Retype exactly what runs from the first line of the data to the line with "const scaleBarValue = 2; // W g-1", keeping both of those lines and skipping pictures.
┌──
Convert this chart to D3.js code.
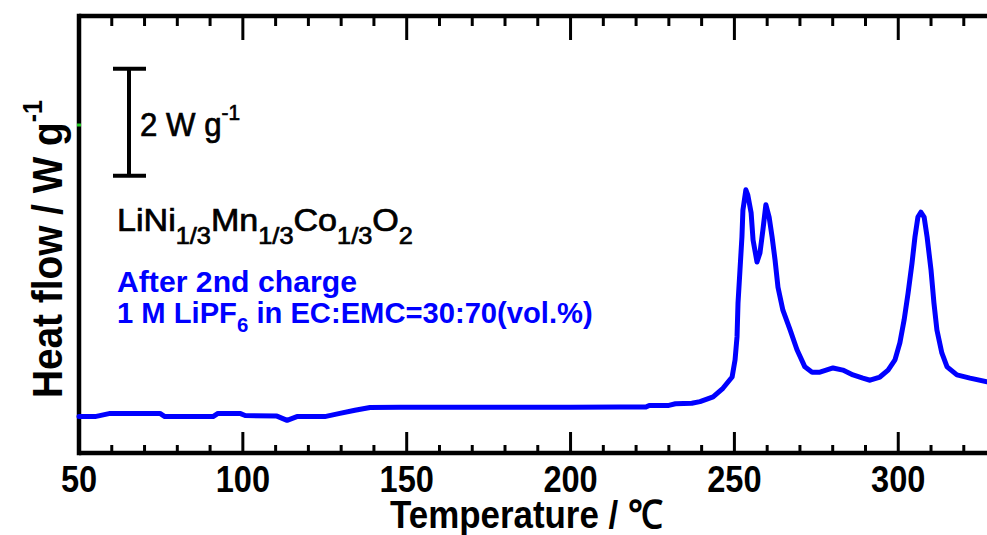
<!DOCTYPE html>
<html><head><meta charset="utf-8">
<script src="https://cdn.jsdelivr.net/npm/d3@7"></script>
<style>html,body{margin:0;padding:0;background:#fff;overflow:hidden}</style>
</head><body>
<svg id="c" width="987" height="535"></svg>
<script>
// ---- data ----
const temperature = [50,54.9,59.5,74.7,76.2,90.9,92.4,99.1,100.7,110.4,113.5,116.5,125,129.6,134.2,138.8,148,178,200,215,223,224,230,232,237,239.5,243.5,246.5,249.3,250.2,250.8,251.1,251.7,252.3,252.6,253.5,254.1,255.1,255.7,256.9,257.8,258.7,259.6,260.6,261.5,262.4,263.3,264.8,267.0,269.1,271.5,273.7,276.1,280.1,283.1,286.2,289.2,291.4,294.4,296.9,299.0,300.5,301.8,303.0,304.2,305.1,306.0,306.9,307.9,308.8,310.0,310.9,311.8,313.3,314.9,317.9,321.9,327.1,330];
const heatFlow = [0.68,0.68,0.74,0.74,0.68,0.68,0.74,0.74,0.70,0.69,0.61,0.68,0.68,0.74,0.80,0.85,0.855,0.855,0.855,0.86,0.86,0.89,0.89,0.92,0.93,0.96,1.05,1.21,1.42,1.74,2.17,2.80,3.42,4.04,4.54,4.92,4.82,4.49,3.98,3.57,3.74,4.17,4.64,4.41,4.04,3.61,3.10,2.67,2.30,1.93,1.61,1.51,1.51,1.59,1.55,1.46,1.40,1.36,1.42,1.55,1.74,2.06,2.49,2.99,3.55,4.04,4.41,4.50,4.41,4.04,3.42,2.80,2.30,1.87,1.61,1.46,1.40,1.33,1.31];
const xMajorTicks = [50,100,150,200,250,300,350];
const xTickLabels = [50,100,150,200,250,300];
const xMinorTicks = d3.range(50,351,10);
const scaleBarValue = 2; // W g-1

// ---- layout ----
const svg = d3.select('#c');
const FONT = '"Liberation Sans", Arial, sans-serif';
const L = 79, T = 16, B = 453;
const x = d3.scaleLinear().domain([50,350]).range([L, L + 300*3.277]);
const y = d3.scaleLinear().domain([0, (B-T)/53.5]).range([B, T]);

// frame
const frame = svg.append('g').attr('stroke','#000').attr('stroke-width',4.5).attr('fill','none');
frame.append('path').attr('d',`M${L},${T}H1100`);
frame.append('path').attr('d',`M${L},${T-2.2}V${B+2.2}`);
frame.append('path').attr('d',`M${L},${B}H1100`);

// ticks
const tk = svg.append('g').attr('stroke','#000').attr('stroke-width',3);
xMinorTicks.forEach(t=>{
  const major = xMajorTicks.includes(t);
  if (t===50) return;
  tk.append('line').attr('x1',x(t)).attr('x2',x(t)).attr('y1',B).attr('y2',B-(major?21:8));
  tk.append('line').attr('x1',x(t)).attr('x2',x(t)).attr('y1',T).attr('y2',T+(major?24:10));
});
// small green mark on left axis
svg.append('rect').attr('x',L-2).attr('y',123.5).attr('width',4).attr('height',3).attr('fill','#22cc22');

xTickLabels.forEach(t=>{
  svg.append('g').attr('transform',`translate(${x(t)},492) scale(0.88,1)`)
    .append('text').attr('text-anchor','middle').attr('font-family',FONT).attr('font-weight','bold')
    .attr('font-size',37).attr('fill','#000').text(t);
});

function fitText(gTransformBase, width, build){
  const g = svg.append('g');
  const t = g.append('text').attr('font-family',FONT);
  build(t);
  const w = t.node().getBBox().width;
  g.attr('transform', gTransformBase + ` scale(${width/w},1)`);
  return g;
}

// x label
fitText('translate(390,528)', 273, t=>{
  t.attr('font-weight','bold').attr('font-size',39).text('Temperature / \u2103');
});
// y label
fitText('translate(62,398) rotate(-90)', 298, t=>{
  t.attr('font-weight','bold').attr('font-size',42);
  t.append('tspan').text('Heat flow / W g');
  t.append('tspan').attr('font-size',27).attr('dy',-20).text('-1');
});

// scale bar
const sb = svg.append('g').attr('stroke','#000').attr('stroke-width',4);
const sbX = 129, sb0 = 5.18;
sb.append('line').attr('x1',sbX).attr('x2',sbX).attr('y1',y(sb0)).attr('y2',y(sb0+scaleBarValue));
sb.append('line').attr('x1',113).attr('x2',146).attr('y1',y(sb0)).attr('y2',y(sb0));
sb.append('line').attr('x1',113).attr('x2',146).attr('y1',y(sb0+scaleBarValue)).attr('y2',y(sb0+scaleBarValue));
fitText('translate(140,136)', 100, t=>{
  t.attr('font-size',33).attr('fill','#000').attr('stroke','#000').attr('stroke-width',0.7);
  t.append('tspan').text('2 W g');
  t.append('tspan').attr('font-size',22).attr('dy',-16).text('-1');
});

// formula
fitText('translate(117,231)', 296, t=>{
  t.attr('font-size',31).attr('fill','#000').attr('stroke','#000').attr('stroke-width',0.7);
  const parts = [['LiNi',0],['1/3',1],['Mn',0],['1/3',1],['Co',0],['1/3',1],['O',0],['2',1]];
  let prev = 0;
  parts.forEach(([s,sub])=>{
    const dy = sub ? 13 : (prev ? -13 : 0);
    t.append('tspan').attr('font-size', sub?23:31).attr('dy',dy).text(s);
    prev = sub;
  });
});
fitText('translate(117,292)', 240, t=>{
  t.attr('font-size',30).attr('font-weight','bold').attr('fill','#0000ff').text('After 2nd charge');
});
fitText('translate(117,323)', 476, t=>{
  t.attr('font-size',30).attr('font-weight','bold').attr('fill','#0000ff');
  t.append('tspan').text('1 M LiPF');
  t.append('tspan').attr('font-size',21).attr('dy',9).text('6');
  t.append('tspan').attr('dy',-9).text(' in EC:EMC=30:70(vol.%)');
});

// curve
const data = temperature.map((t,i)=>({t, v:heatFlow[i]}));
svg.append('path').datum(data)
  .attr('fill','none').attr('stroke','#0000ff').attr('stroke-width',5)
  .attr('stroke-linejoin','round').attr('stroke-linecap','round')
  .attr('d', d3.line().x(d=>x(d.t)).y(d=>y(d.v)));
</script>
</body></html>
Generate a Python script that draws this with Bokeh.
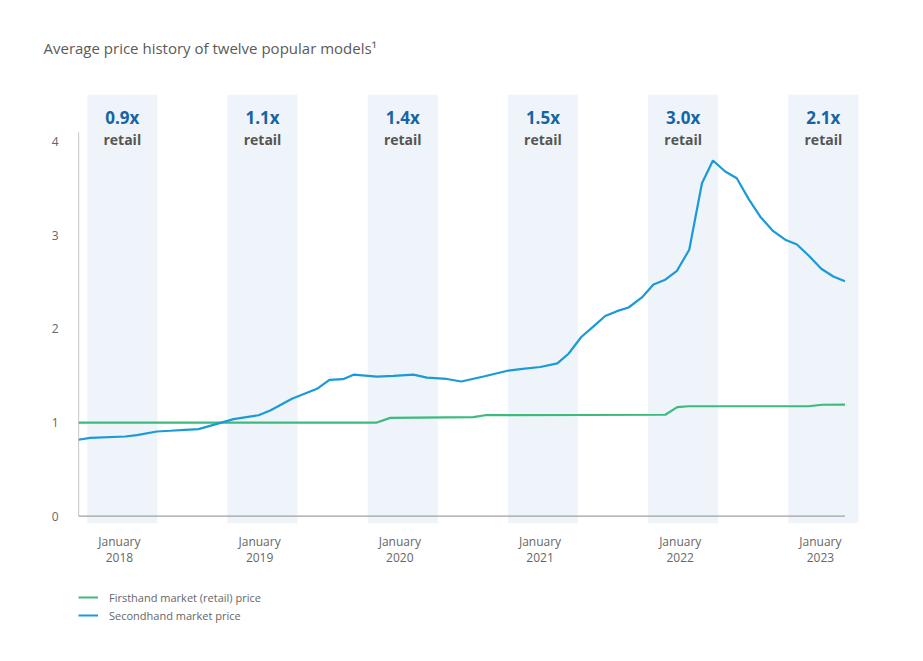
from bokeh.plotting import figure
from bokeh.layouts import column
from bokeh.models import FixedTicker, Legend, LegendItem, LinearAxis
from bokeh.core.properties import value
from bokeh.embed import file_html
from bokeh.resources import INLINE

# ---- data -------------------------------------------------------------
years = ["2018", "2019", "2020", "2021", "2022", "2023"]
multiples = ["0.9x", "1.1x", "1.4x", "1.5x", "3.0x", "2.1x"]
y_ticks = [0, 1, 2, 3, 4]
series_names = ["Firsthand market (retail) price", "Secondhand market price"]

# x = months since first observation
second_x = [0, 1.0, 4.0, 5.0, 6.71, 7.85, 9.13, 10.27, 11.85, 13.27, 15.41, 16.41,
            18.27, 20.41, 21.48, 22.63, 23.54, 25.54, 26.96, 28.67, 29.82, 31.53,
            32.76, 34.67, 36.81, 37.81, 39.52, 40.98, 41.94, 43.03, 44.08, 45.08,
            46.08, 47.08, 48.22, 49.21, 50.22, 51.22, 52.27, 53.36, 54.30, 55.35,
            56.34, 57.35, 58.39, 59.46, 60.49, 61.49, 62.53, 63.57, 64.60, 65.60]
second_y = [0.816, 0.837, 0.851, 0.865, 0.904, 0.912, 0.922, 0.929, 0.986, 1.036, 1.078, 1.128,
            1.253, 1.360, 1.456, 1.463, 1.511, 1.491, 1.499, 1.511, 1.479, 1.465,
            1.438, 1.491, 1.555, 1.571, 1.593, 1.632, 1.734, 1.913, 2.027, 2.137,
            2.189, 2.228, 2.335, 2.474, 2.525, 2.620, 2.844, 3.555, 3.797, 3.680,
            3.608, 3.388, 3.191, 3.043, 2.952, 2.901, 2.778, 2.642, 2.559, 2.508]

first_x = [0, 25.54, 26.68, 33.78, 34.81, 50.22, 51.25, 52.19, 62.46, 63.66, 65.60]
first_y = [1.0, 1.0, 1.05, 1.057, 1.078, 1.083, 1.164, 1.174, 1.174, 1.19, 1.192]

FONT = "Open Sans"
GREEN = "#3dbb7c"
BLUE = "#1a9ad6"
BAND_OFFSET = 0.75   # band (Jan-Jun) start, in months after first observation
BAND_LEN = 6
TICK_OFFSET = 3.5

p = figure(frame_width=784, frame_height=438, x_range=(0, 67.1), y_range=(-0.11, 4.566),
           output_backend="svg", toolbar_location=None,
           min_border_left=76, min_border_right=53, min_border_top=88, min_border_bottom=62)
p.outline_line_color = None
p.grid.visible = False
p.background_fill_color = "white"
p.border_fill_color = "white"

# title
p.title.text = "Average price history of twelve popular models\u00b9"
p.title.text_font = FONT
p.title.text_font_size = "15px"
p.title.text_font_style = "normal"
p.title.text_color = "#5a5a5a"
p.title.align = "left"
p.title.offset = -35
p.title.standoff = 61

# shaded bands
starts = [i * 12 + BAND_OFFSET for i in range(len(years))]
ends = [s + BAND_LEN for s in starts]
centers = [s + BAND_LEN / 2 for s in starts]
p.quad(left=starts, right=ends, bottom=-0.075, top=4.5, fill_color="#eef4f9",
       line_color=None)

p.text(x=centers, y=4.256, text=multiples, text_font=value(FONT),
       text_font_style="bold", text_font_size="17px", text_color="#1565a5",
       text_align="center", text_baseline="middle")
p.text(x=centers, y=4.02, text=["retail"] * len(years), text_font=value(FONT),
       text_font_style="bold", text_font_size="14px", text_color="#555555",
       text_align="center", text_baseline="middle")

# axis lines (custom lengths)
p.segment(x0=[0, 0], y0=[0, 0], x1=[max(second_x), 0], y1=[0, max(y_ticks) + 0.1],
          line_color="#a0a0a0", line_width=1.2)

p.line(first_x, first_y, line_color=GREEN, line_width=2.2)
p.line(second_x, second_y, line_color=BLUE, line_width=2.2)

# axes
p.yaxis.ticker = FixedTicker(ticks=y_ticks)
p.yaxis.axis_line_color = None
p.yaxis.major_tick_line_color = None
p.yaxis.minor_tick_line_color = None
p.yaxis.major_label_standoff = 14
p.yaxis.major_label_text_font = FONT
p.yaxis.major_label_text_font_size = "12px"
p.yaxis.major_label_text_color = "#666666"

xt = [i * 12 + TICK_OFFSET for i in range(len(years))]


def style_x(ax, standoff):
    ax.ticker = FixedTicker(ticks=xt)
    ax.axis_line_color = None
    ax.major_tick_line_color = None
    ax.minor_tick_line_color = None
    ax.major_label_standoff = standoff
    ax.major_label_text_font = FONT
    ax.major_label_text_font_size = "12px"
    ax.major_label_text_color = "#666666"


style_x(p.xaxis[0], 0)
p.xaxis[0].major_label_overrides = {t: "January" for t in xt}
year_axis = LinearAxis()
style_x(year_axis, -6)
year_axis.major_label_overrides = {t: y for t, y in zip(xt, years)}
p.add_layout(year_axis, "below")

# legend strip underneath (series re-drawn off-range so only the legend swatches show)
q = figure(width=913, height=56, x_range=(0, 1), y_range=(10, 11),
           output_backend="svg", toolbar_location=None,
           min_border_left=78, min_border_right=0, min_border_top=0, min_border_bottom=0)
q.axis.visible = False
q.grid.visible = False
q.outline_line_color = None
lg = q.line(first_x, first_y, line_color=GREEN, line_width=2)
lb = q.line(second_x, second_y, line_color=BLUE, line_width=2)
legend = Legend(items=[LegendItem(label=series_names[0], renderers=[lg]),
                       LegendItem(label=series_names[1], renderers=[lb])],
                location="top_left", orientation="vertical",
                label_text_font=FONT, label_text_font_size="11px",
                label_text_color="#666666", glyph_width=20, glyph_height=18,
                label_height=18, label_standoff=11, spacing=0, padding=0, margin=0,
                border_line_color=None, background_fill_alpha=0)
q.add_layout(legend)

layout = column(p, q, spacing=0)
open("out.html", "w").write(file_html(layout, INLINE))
└──
**Finished exercise**
Convert this chart to D3.js code.
<!DOCTYPE html>
<html><head><meta charset="utf-8">
<script src="https://cdn.jsdelivr.net/npm/d3@7"></script>
<style>html,body{margin:0;padding:0;background:#fff;overflow:hidden}</style>
</head><body>
<svg id="c" width="987" height="535"></svg>
<script>
// ---- data ----
const temperature = [50,54.9,59.5,74.7,76.2,90.9,92.4,99.1,100.7,110.4,113.5,116.5,125,129.6,134.2,138.8,148,178,200,215,223,224,230,232,237,239.5,243.5,246.5,249.3,250.2,250.8,251.1,251.7,252.3,252.6,253.5,254.1,255.1,255.7,256.9,257.8,258.7,259.6,260.6,261.5,262.4,263.3,264.8,267.0,269.1,271.5,273.7,276.1,280.1,283.1,286.2,289.2,291.4,294.4,296.9,299.0,300.5,301.8,303.0,304.2,305.1,306.0,306.9,307.9,308.8,310.0,310.9,311.8,313.3,314.9,317.9,321.9,327.1,330];
const heatFlow = [0.68,0.68,0.74,0.74,0.68,0.68,0.74,0.74,0.70,0.69,0.61,0.68,0.68,0.74,0.80,0.85,0.855,0.855,0.855,0.86,0.86,0.89,0.89,0.92,0.93,0.96,1.05,1.21,1.42,1.74,2.17,2.80,3.42,4.04,4.54,4.92,4.82,4.49,3.98,3.57,3.74,4.17,4.64,4.41,4.04,3.61,3.10,2.67,2.30,1.93,1.61,1.51,1.51,1.59,1.55,1.46,1.40,1.36,1.42,1.55,1.74,2.06,2.49,2.99,3.55,4.04,4.41,4.50,4.41,4.04,3.42,2.80,2.30,1.87,1.61,1.46,1.40,1.33,1.31];
const xMajorTicks = [50,100,150,200,250,300,350];
const xTickLabels = [50,100,150,200,250,300];
const xMinorTicks = d3.range(50,351,10);
const scaleBarValue = 2; // W g-1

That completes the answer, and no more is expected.